New national guidelines aim to help doctors and patients navigate the complex – and controversial – diagnosis and treatment of low testosterone.
The guidelines, published Monday in the Canadian Medical Association Journal, were created by a task force of researchers who note many Canadian men are taking testosterone replacement medication despite not having a medically diagnosed condition. While the authors write that diagnosis and treatment of low testosterone are "highly controversial" and the evidence is "of doubtful quality," they say men with deficiency should be treated with replacement therapy "in most cases," even if they have stable cardiovascular disease.
Over the past decade, the marketing of testosterone replacement products has increased considerably and the number of men taking the medication to combat symptoms that include fatigue, lower sex drive, lack of energy and feelings of depression has soared. Health Canada says that men between the ages of 40 and 59 are most likely to be prescribed testosterone replacement, followed by those 65 and older. Market research firm Global Industry Analysts predicts the worldwide market for testosterone replacement will reach $6.5-billion (U.S.) by 2020.
But some experts are challenging the credibility of the guidelines because of financial relationships between several of the authors and the drug companies that sell testosterone replacement products, the serious risks posed by the drugs and the fact there is significant skepticism over the need to treat men for a condition that is a natural part of aging.
"This is a classic case of 'disease mongering,' expanding the definition of disease in order to sell a product," Dr. Barbara Mintzes, senior lecturer in the faculty of pharmacy at the University of Sydney, said in an e-mail.
Testosterone replacement products were approved to treat medical conditions when the body doesn't produce enough testosterone, or hypogonadism. They have not been approved to treat fatigue, lower sex drive or other symptoms that accompany normal reductions of testosterone due to aging.

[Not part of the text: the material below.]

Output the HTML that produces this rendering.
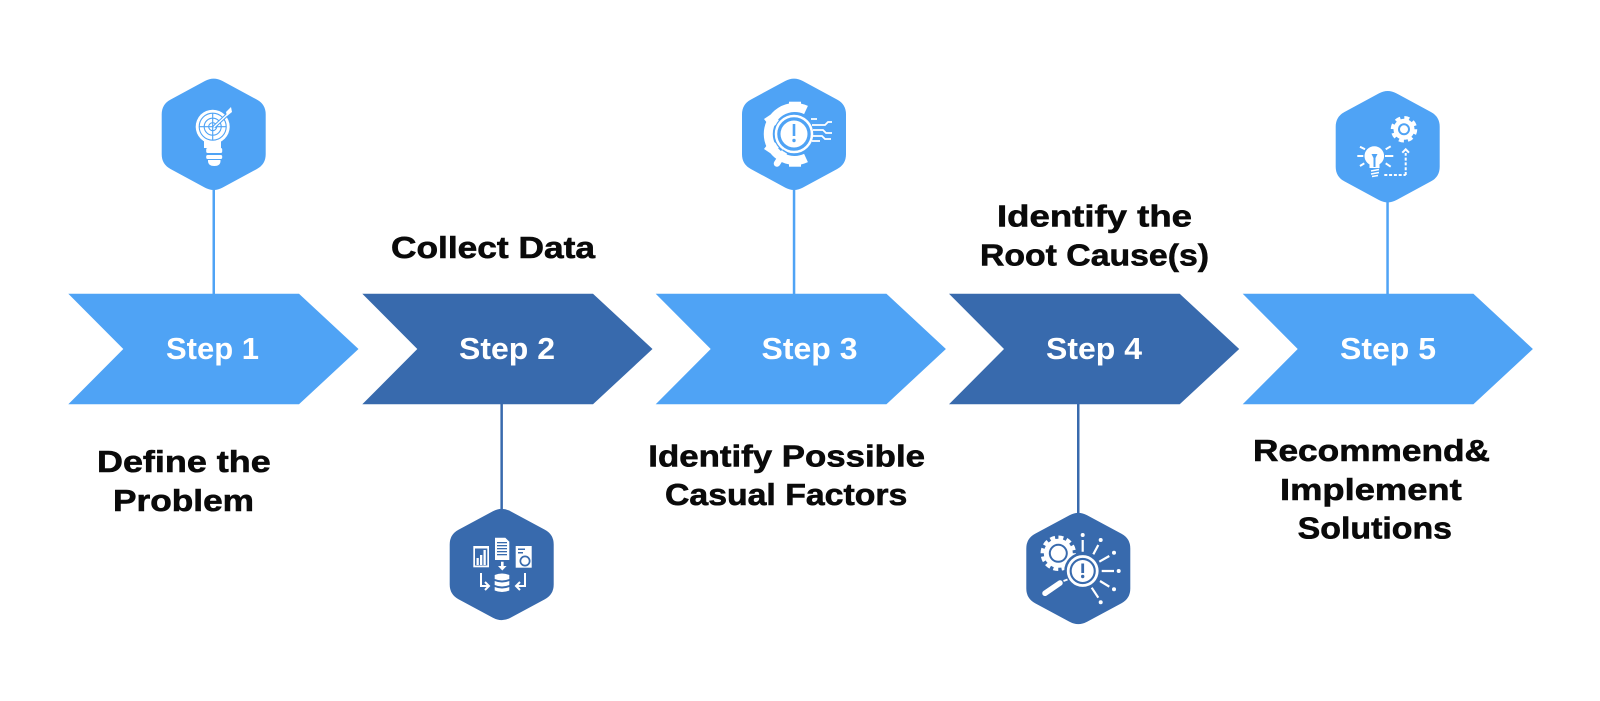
<!DOCTYPE html>
<html><head><meta charset="utf-8"><style>
html,body{margin:0;padding:0;background:#fff}
svg{display:block}
.l{font-family:"Liberation Sans",sans-serif;font-weight:700;font-size:31px;fill:#0a0a0a;stroke:#0a0a0a;stroke-width:.6}
.s{font-family:"Liberation Sans",sans-serif;font-weight:700;font-size:31px;fill:#fff}
</style></head><body>
<svg width="1600" height="701" viewBox="0 0 1600 701" xmlns="http://www.w3.org/2000/svg">
<defs>
<path id="hex" d="M-8.800-53.300Q0-58 8.800-53.300L43.200-34.700Q52-30 52-20L52 20Q52 30 43.200 34.700L8.800 53.300Q0 58-8.800 53.300L-43.200 34.700Q-52 30-52 20L-52-20Q-52-30-43.200-34.700Z"/>
<polygon id="chev" points="0,0 230.700,0 290.200,55.300 230.700,110.600 0,110.600 55,55.300"/>
</defs>

<!-- connectors -->
<rect x="212.500" y="180" width="2.500" height="116" fill="#4fa3f5"/>
<rect x="500.400" y="402" width="2.500" height="114" fill="#386aad"/>
<rect x="792.800" y="180" width="2.500" height="116" fill="#4fa3f5"/>
<rect x="1077" y="402" width="2.500" height="118" fill="#386aad"/>
<rect x="1386.300" y="192" width="2.500" height="104" fill="#4fa3f5"/>

<!-- chevrons -->
<use href="#chev" x="68.300" y="293.700" fill="#4fa3f5"/>
<use href="#chev" x="362.300" y="293.700" fill="#386aad"/>
<use href="#chev" x="655.700" y="293.700" fill="#4fa3f5"/>
<use href="#chev" x="949" y="293.700" fill="#386aad"/>
<use href="#chev" x="1242.700" y="293.700" fill="#4fa3f5"/>

<text class="s" x="166" y="359" textLength="93" lengthAdjust="spacingAndGlyphs">Step 1</text>
<text class="s" x="459" y="359" textLength="96" lengthAdjust="spacingAndGlyphs">Step 2</text>
<text class="s" x="761.500" y="359" textLength="96" lengthAdjust="spacingAndGlyphs">Step 3</text>
<text class="s" x="1046" y="359" textLength="96" lengthAdjust="spacingAndGlyphs">Step 4</text>
<text class="s" x="1340" y="359" textLength="96" lengthAdjust="spacingAndGlyphs">Step 5</text>

<!-- hexagons -->
<use href="#hex" x="213.700" y="134.300" fill="#4fa3f5"/>
<use href="#hex" x="501.700" y="564.500" fill="#386aad"/>
<use href="#hex" x="794" y="134.300" fill="#4fa3f5"/>
<use href="#hex" x="1078.300" y="568.500" fill="#386aad"/>
<use href="#hex" x="1387.700" y="146.700" fill="#4fa3f5"/>

<!-- icon 1: target bulb -->
<g>
<circle cx="212.700" cy="126.700" r="17" fill="#fff"/>
<path d="M204 136h17v12h-17z" fill="#fff"/>
<g fill="none" stroke="#4fa3f5" stroke-width="1.100">
<circle cx="212.700" cy="126.700" r="13.500"/><circle cx="212.700" cy="126.700" r="8.500"/><circle cx="212.700" cy="126.700" r="4"/>
<path d="M199 126.700h27M212.700 113v27"/></g>
<path d="M214 127L228 114" stroke="#4fa3f5" stroke-width="3.500"/>
<path d="M214 127L229 113" stroke="#fff" stroke-width="1.500"/>
<path d="M226 112l5-5 1 5 -5 4z" fill="#fff"/>
<rect x="206.200" y="148" width="16" height="5" rx="1.500" fill="#fff"/>
<rect x="206.200" y="155" width="16" height="4" rx="1.500" fill="#fff"/>
<path d="M208 160h12.500v1q0 5-6.200 5t-6.300-5z" fill="#fff"/>
</g>

<!-- icon 2: data -->
<g fill="#fff">
<rect x="473.300" y="546" width="15.700" height="21.300"/>
<rect x="475" y="548.500" width="12.300" height="17" fill="#386aad"/>
<rect x="476.500" y="558" width="2.300" height="7"/><rect x="480" y="555" width="2.300" height="10"/><rect x="483.500" y="550" width="2.300" height="15"/>
<path d="M495 537.700h10.300l4 4v18.300h-14.300z"/>
<g fill="#386aad"><rect x="497" y="542" width="10" height="1.300"/><rect x="497" y="545" width="10" height="1.300"/><rect x="497" y="548" width="10" height="1.300"/><rect x="497" y="551" width="10" height="1.300"/><rect x="497" y="554" width="10" height="1.300"/></g>
<rect x="515.700" y="546" width="16" height="21.700"/>
<g fill="#386aad"><rect x="518" y="548.500" width="7" height="1.500"/><rect x="518" y="552" width="5" height="1.500"/></g>
<circle cx="525" cy="561" r="5.500" fill="#386aad"/><circle cx="525" cy="561" r="3.800"/>
<path d="M501 561.700h2.600v4.300h3l-4.300 4.500-4.300-4.500h3z"/>
<path d="M494.700 575q7.300-3 14.600 0v4q-7.300 3-14.600 0zM494.700 581q7.300 3 14.600 0v4q-7.300 3-14.600 0zM494.700 587q7.300 3 14.600 0v3.500q-7.300 3-14.600 0z"/>
</g>
<path d="M481 573v13h7M485 582l4 4-4 4M525 573v13h-8M520 582l-4 4 4 4" fill="none" stroke="#fff" stroke-width="2"/>

<!-- icon 3: gear with magnifier -->
<g>
<path d="M806 110A26.500 26.500 0 1 0 806 158" fill="none" stroke="#fff" stroke-width="9"/>
<g fill="#fff">
<rect x="789" y="101.700" width="12" height="9"/><rect x="789" y="157.700" width="12" height="9"/>
<path d="M764 119l9-6 7 9-9 6z"/><path d="M764 149l9 6 7-9-9-6z"/>
</g>
<circle cx="794" cy="134" r="20.500" fill="#4fa3f5"/>
<circle cx="794" cy="134" r="18" fill="none" stroke="#fff" stroke-width="2.500"/>
<circle cx="794" cy="134" r="13.500" fill="#fff"/>
<rect x="792.700" y="124" width="2.600" height="12" fill="#4fa3f5"/><circle cx="794" cy="140.500" r="1.700" fill="#4fa3f5"/>
<path d="M812 125h13l3-3h4M813 130h10l3 3h6M813 136h9l3 3h6M812 141h8M811 119h6" fill="none" stroke="#fff" stroke-width="1.800"/>
<path d="M784 152.500l-7 11" stroke="#fff" stroke-width="6.500" stroke-linecap="round"/>
<path d="M782.500 150l5 3" stroke="#4fa3f5" stroke-width="1.500"/>
</g>

<!-- icon 4: gear + magnifier + rays -->
<g>
<circle cx="1058.300" cy="553.300" r="14.500" fill="#fff"/>
<circle cx="1058.300" cy="553.300" r="16" fill="none" stroke="#fff" stroke-width="3.500" stroke-dasharray="5 3.380"/>
<circle cx="1058.300" cy="553.300" r="8.500" fill="none" stroke="#386aad" stroke-width="2"/>
<circle cx="1082.700" cy="571" r="18.500" fill="#386aad"/>
<circle cx="1082.700" cy="571" r="14.500" fill="none" stroke="#fff" stroke-width="2.800"/>
<circle cx="1082.700" cy="571" r="11" fill="#fff"/>
<rect x="1081.300" y="563.500" width="2.800" height="9.500" fill="#386aad"/><circle cx="1082.700" cy="576.500" r="1.700" fill="#386aad"/>
<path d="M1063.500 581l4-1.500" stroke="#fff" stroke-width="2"/>
<path d="M1045 593.300L1060 583" stroke="#fff" stroke-width="5.500" stroke-linecap="round"/>
<path d="M1082.700 540v11.700M1093.300 554.300l5-9.300M1099.300 561.700l10-5.700M1101.700 571h12.300M1100 581l9.300 5.700M1091.700 587.700l6.600 10" stroke="#fff" stroke-width="2.200" fill="none"/>
<g fill="#fff"><circle cx="1082.700" cy="535" r="2"/><circle cx="1100.700" cy="540" r="2"/><circle cx="1114" cy="552.700" r="2"/><circle cx="1118.700" cy="571" r="2"/><circle cx="1114" cy="589.300" r="2"/><circle cx="1100.700" cy="602.300" r="2"/></g>
</g>

<!-- icon 5: bulb gear path -->
<g>
<circle cx="1404" cy="129.300" r="10.500" fill="#fff"/>
<circle cx="1404" cy="129.300" r="11.500" fill="none" stroke="#fff" stroke-width="3.500" stroke-dasharray="5 4.030"/>
<circle cx="1404" cy="129.300" r="5" fill="none" stroke="#4fa3f5" stroke-width="2"/>
<circle cx="1374.300" cy="156" r="9.800" fill="#fff"/>
<path d="M1369.500 163h10v5h-10z" fill="#fff"/>
<path d="M1371.500 154h6l-2 4v9h-2v-9z" fill="#4fa3f5"/>
<path d="M1371 171l8-1.500M1371 174l8-1.500M1372 176.500l6-1" stroke="#fff" stroke-width="1.500"/>
<g stroke="#fff" stroke-width="2" fill="none">
<path d="M1357.300 156h6M1385 156h8.300M1360 146.700l5 2.600M1385.700 149.300l5-3M1360 166l4.300-2.700M1385.700 163.300l5 3.400"/>
<path d="M1384.300 175h21.400" stroke-dasharray="3 1.800"/>
<path d="M1405.700 175v-22" stroke-dasharray="3 1.800"/>
<path d="M1402.300 152.700l3.400-3.400 3.300 3.400"/>
</g>
</g>

<!-- labels -->
<text class="l" x="97" y="472" textLength="173.700" lengthAdjust="spacingAndGlyphs">Define the</text>
<text class="l" x="113" y="511" textLength="141" lengthAdjust="spacingAndGlyphs">Problem</text>
<text class="l" x="391" y="258" textLength="204" lengthAdjust="spacingAndGlyphs">Collect Data</text>
<text class="l" x="648.300" y="466.700" textLength="276.700" lengthAdjust="spacingAndGlyphs">Identify Possible</text>
<text class="l" x="665" y="505" textLength="242.300" lengthAdjust="spacingAndGlyphs">Casual Factors</text>
<text class="l" x="997" y="226.500" textLength="195" lengthAdjust="spacingAndGlyphs">Identify the</text>
<text class="l" x="980" y="265.500" textLength="229" lengthAdjust="spacingAndGlyphs">Root Cause(s)</text>
<text class="l" x="1253" y="461" textLength="237" lengthAdjust="spacingAndGlyphs">Recommend&amp;</text>
<text class="l" x="1280" y="500" textLength="181.700" lengthAdjust="spacingAndGlyphs">Implement</text>
<text class="l" x="1297.700" y="538.300" textLength="154.300" lengthAdjust="spacingAndGlyphs">Solutions</text>
</svg>
</body></html>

But advertising campaigns – such as a website hosted by Abbott, a company that sells testosterone replacement therapy – that suggest men ask their doctor to be screened for testosterone deficiency have coincided with a rise in prescriptions for these products.
Mintzes compared the current situation to major problems that emerged with hormone replacement therapy for menopausal women. Many took those drugs to combat hot flashes and mood swings, but research later confirmed the therapies increased the risk of cancer.
Testosterone replacement therapy can also cause serious health issues.
Last year, Health Canada warned testosterone replacement therapy may lead to "serious and possible life-threatening health and blood vessel problems such as heart attack, stroke," blood clots and irregular heart beat. Some research suggests men with pre-existing heart conditions may face an even greater risk. Health Canada also stated men with low testosterone should not be prescribed medication if other possible causes haven't been ruled out. As of August, 2013, the department had received 35 reports of cardiovascular problems potentially linked to testosterone replacement, including 11 reports of heart attack, blood clots in the lungs and irregular heart beat.
Dr. Thomas Perls, a professor of medicine at Boston University School of Medicine and staff geriatrician at Boston Medical Center, co-authored a paper this year calling attention to the disease mongering. In an interview, he highlighted the fact that the Canadian guidelines gloss over risks of testosterone replacement and don't discuss whether low testosterone should be treated.
"To me, the controversy is whether or not this syndrome actually exists," Perls said.
Dr. Baiju Shah, an endocrinologist and scientist at Toronto's Institute for Clinical Evaluative Sciences, questioned the task force's recommendation that men be treated with replacement therapy even if they have low to normal testosterone levels.
"I think it's a bit irresponsible," he said.
The U.S. Food and Drug Administration issued a safety advisory earlier this year stating labels on testosterone replacement products must state that they may increase the risk of heart attack and stroke and that it should only be prescribed to men who have low testosterone caused by certain medical conditions.
The guidelines were funded by the Canadian Men's Health Foundation. Wayne Hartrick, foundation president, said the organization does not receive money from drug companies and the guidelines are designed to give clarity.
"There's such a big gap in reliable information for doctors we thought it was important for us to step into that," he said.
Six of the 13 task-force members disclosed they had financial relationships with companies that sell testosterone replacement therapy, including task force chair Dr. Alvaro Morales.
Dr. Larry Goldenberg, founder of the Canadian Men's Health Foundation and another member of the task force, did not disclose any potential conflicts of interest. But in a paper published last August in the Canadian Urological Association Journal, he said he received honoraria from companies that produce testosterone replacement therapy, including Abbott Canada and Eli Lilly.
Morales said doctors and researchers get involved with drug companies because they are the experts in their fields and get tapped to conduct studies or give lectures. "It's an unavoidable situation," he said.
Perls argued the appearance of conflict of interest can undermine the guidelines. Simply disclosing ties to drug companies doesn't go far enough either, he said. The potential conflicts have to be managed and reduced.
"It behooves such panels to not have any appearance of conflict of interest," Perls said.
Mintzes said there should be a firewall between drug companies and the development of treatment guidelines.